Comment avez-vous géré la crise avec les distributeurs ? Certains n’étaient-ils pas très proches de Franck Muller ?

Et d’autres, très proches de Vartan Sirmakes, comme son ami d’enfance arménien Hratch Kaprielian, distributeur exclusif de la marque aux Etats-Unis ! En réalité, les distributeurs ne se sont jamais organisés en clans rivaux. Certes, en Asie principalement, détaillants et collectionneurs de montres étaient très sensibles à l’humanité de Franck Muller, ce jeune créateur habillé en noir et sans cravate, un peu décalé. Nos agents ont dû leur expliquer la réalité des faits. Dès le début du conflit, ils ont cherché à recoller les morceaux. En visite à Genthod, quatre à cinq fois par an, ils débarquaient dans le bureau de Vartan qui n’aime vraiment pas voyager en avion, avant de rendre visite à Franck Muller. Mais ils se sont assez vite rendu compte que leur action de réconciliation était vaine.

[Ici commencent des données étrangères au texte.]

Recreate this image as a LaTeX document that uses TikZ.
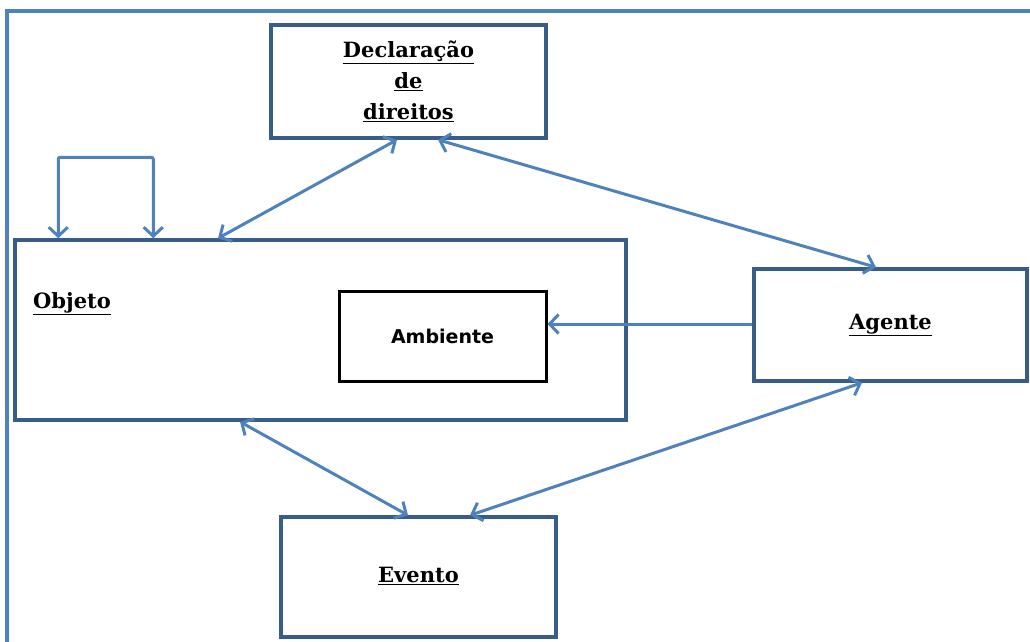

Et avec les autorités genevoises ?

Mettez-vous à la place du conseiller d’Etat genevois Carlo Lamprecht, qui reçoit Franck Muller, cofondateur d’une entreprise de 500 personnes, lequel lui parle de double production, de travail au noir, de détournement de fonds, de fraude fiscale. Il a de quoi se poser des questions !

Carlo Lamprecht a-t-il cherché à vous rencontrer ?

Non. C’est nous, Vartan Sirmakes, Miguel Payro, directeur financier, et moi-même qui sommes allés à sa rencontre pour lui expliquer que l’entreprise était saine, les permis de travail en règle, etc. Carlo Lamprecht et son collaborateur Jean-Charles Magnin nous ont écoutés poliment. Ils ont affirmé vouloir rester neutres. Ce que nous n’avons pas vraiment perçu. Quand nous avons constaté l’absence des autorités genevoises au WPHH 2004, nous nous sommes alors dit que nous pourrions peut-être quitter Genève. Cette menace a été divulguée par le quotidien Le Matin. Nous avons ensuite reçu une série de lettres de la promotion économique des cantons voisins qui nous invitaient à venir nous installer chez eux !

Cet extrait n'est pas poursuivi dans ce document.